Cinematic Lighting consists of four modules: day exterior, day interior, night interior and night exterior. In each module I light and shoot a half-page scene with two actors, Kate Madison and Ivan Moy, with behind-the-scenes cameras following my every move. As I do it – with the assistance of gaffer Jeremy Dawson and spark Gareth Neal – I explain how and why I’m doing it. Sometimes I demonstrate alternative options I could have chosen. I talk about characterisation and how to match it with lighting. I quote John Alton and Christopher Nolan. I show clips from other productions I’ve shot and tell the stories behind them. I explain how to use a light meter and get your head around f-stops, T-stops and ND filters. I demonstrate the power of smoke. But most importantly I lay my creative process bare as I work.
The original intention was for the course to be a reward on the Kickstarter campaign for Ren: The Girl with the Mark‘s second season, but sadly that campaign was unsuccessful. Over the next couple of months I’ll be investigating my options for releasing this course, and rest assured that I’ll let you know as soon as it’s available.

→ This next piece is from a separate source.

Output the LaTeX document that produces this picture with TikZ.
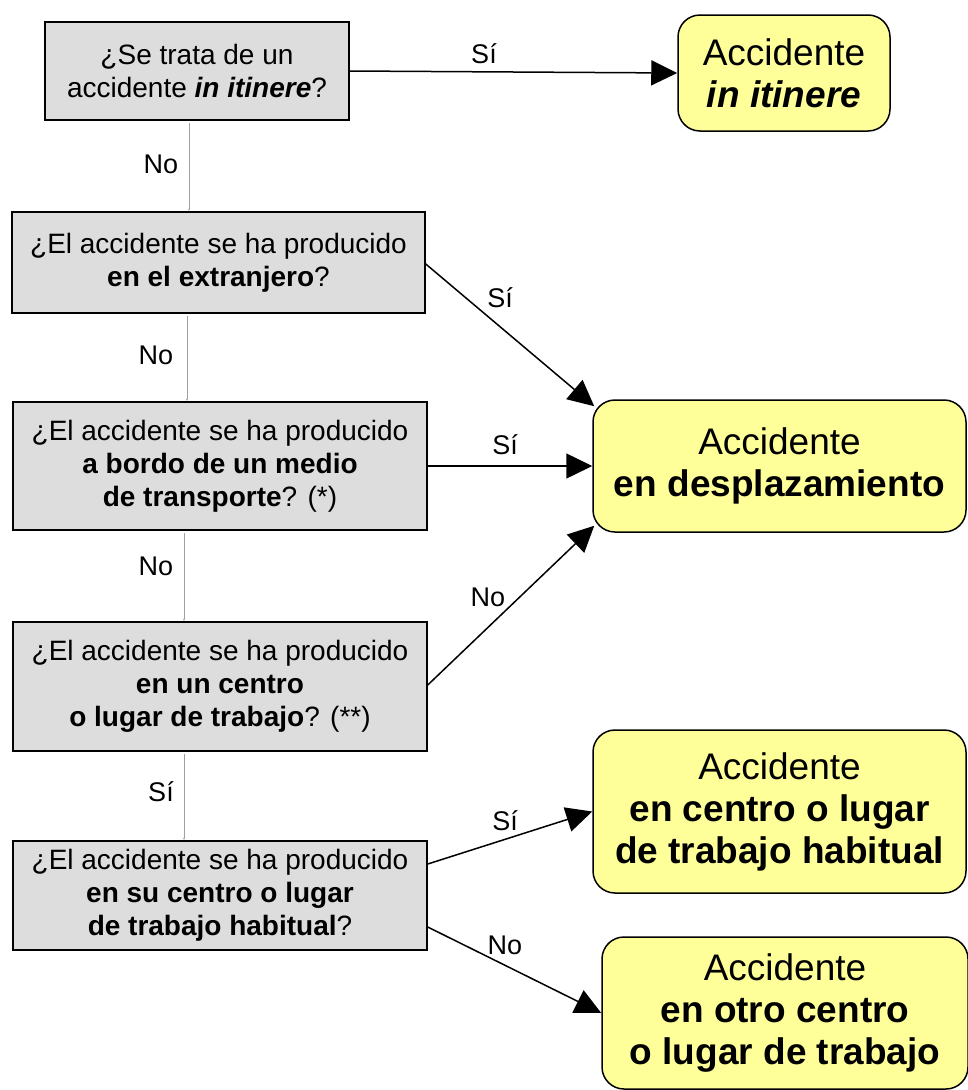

Meanwhile, postproduction work continues on it. The main thing left to do is the grading of the finished dramatic scenes; each module concludes with a polished edit of the scene which I’ve shot. Rather than hire a colourist, I’ve decided it’s time to finally learn a few things about grading myself. To that end, I’ve purchased a Udemy course and am currently learning how to do fancy secondaries in Davinci Resolve – another good use of my lockdown time, I feel. More on this in a future post.
Meanwhile, stay safe and REMAIN INDOORS.